There were plenty of seats on the bus – so why does the big man always have to sit next to me? Immediately, he reclined his seat and wedged two greasy paper bags between us. “Do you even have an apple to eat?” he asked me and then proceeded to eat fried chicken from one hand and a chapatti from the other; he sprawled in every direction for 14 hours.
We drove from the coach park straight into heavy evening traffic – and the side of a car. After ten minutes of arguing and arm waving, the consensus was that the car was the one-size-fits-all-Ugandan-term: “stubborn”.
I’d woken from the only decent bit of sleep that night, at one in the morning, to have somebody in a uniform wave some banknotes right in my face.
In my effort not to get ripped off at the border, I got ripped off at the border – not so much by individuals as by the system.
Money from my British bank account was issued in Ugandan shillings at the ATM in Kampala. I changed some into Kenyan shillings for the border crossing. Much to my annoyance, I then had to purchase a single $50 note for my visa! (They wouldn’t let me pay the equivalent in either shilling). I don’t even want to think how much money I literally threw away but I didn’t have much choice: my special (work) pass ran out with my VSO placement and I needed to leave Uganda in order to reenter on a new tourist visa while my new special pass is being processed.

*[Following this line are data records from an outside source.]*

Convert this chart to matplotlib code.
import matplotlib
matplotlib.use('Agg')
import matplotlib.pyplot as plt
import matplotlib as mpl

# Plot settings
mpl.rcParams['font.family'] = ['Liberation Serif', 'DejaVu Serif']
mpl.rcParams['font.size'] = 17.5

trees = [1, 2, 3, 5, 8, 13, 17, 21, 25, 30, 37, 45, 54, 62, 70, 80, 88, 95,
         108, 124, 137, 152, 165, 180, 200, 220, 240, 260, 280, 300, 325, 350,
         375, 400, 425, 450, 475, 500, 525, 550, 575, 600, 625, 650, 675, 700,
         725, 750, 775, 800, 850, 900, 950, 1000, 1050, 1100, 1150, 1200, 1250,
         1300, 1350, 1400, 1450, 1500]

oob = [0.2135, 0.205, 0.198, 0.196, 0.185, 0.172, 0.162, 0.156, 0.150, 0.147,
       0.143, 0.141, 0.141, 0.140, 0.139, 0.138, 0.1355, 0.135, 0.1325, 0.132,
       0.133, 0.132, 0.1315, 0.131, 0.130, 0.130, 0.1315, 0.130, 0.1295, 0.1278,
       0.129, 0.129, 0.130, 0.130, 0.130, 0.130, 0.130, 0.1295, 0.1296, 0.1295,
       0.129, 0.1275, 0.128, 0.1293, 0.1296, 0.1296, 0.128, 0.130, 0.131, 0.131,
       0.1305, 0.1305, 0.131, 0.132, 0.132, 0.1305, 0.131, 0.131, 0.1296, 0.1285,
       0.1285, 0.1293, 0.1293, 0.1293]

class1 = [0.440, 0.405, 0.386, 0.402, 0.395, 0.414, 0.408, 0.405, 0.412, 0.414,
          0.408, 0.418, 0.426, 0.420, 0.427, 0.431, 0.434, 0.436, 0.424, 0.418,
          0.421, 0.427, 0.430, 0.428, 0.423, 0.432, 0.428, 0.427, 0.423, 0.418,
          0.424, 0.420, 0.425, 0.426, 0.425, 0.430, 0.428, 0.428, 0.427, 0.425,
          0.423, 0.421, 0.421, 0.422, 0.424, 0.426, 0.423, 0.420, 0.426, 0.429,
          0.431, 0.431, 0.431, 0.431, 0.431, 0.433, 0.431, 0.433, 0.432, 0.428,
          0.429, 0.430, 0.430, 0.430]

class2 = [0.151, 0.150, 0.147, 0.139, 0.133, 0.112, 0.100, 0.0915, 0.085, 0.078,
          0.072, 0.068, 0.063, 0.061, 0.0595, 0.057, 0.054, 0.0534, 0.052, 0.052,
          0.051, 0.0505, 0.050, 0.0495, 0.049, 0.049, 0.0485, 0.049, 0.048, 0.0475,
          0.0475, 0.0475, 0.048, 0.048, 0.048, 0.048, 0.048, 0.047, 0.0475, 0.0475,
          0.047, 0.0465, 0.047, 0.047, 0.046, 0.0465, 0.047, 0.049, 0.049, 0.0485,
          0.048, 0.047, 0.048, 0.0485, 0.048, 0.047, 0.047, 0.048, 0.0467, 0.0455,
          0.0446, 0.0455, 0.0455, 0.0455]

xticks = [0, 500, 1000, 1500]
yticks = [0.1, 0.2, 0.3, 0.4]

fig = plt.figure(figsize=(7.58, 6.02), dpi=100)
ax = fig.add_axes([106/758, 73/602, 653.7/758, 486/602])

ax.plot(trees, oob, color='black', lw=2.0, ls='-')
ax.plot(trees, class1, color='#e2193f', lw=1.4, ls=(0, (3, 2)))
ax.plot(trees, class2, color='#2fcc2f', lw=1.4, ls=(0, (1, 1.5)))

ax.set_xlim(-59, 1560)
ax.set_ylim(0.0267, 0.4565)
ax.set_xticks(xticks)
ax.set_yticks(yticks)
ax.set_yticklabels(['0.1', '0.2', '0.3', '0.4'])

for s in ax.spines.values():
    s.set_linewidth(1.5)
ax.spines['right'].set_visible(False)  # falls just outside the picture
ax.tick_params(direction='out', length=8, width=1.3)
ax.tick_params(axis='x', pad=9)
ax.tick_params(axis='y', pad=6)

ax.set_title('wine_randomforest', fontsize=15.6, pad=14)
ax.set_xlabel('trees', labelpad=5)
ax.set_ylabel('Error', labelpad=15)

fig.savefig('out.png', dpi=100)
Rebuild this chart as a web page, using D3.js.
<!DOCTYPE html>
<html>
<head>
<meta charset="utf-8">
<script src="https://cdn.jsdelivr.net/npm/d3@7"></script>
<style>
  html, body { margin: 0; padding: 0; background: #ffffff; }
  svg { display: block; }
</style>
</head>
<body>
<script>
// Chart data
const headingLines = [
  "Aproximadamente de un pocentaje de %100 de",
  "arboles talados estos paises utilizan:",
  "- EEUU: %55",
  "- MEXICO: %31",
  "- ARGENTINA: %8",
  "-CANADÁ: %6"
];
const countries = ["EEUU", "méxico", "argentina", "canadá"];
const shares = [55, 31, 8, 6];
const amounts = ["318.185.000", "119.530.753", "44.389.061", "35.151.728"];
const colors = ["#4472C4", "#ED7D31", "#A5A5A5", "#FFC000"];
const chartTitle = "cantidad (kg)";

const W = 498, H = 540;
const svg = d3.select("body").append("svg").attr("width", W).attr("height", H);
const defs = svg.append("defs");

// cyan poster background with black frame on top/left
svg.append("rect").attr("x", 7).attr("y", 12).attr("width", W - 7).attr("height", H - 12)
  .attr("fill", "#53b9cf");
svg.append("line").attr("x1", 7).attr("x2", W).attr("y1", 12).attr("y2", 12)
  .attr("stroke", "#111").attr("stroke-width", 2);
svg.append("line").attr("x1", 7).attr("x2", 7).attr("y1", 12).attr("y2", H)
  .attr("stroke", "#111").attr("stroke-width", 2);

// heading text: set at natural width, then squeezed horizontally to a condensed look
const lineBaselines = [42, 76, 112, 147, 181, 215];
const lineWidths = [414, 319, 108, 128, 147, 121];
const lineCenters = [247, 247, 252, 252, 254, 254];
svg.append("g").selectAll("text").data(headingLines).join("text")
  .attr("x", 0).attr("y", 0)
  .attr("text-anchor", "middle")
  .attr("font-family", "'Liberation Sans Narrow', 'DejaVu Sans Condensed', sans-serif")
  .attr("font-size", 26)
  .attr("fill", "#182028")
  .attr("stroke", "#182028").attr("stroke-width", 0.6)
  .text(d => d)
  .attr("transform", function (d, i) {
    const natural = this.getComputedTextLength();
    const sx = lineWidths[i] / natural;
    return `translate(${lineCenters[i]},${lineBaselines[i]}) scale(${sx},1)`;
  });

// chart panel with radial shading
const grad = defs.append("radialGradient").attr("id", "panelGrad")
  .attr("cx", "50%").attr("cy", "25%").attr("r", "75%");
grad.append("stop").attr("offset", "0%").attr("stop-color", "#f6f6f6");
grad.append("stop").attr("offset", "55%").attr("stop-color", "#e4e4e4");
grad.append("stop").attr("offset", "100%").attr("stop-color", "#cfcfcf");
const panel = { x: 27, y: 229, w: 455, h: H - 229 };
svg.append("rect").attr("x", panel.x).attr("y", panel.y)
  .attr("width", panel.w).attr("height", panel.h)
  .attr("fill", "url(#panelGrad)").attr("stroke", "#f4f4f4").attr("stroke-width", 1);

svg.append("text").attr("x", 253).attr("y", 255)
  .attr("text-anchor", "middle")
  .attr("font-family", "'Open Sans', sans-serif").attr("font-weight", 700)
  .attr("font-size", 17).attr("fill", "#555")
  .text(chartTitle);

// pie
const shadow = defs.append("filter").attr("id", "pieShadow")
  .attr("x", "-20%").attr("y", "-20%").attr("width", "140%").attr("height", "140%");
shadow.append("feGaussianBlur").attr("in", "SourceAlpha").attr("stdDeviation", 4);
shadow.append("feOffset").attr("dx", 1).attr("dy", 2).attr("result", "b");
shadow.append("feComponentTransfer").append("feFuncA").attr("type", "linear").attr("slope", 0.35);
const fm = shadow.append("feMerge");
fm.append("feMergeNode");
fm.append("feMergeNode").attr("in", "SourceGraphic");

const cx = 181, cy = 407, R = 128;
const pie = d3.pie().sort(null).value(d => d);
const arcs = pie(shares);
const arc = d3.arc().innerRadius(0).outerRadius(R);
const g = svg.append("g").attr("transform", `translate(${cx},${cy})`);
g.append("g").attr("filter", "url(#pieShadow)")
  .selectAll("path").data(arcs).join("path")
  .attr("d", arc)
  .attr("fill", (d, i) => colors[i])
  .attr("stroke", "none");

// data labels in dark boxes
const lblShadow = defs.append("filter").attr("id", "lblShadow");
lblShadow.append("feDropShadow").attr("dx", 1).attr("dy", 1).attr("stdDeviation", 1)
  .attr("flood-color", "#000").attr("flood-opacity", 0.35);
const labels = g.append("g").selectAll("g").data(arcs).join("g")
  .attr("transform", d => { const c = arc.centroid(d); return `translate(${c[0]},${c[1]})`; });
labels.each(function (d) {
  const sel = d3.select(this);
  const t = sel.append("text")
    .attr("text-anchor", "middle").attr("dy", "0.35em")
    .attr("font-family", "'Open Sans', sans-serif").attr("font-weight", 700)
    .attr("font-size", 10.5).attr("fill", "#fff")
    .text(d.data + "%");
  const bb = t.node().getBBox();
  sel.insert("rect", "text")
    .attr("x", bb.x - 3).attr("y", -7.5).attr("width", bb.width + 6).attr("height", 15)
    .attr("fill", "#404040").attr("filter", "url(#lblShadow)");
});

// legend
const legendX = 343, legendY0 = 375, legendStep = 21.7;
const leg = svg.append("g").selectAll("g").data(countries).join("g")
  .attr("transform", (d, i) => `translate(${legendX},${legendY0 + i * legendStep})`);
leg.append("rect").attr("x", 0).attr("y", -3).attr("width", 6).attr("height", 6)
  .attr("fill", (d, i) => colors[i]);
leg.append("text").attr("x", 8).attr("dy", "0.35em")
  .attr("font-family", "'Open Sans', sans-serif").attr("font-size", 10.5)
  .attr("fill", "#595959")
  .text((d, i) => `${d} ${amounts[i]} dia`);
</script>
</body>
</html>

As the only muzungu on the bus, it was hardly surprising that the bus drove off without me while I was changing money and filling in forms at the border. “It’s ok” Dirty Dick said “we’ll get on the bikes” and he pointed to the two boys who’d just appeared on pushbikes next to him.
I hitched up my dress and lifted one buttock onto the small padded seat above the back wheel and the four of us pedalled off into the darkness of the no-man’s-land between Uganda and Kenya.
Kampala’s (in)famous boda boda motorbike taxis – that seem to swarm around Kampala like cockroaches – started here, on the border crossing between the two countries. Like them or loathe them, they provide an invaluable public transport service and we couldn’t do without them now.
A big bat swooped beneath the arc of a solitary street light as we coasted down a short slope through a lorry park. The place seemed deserted. I felt the bike wobble (or was that my *kabina?)
Crossing back into Uganda three days later, under my Ugandan name Nagawa (according to the bus ticket) I was issued with a 3 month visa which says I - travelling on a British passport – am a citizen of the USA!
*A kabina is what a lady sits on – the bigger it is, the more compliments she gets!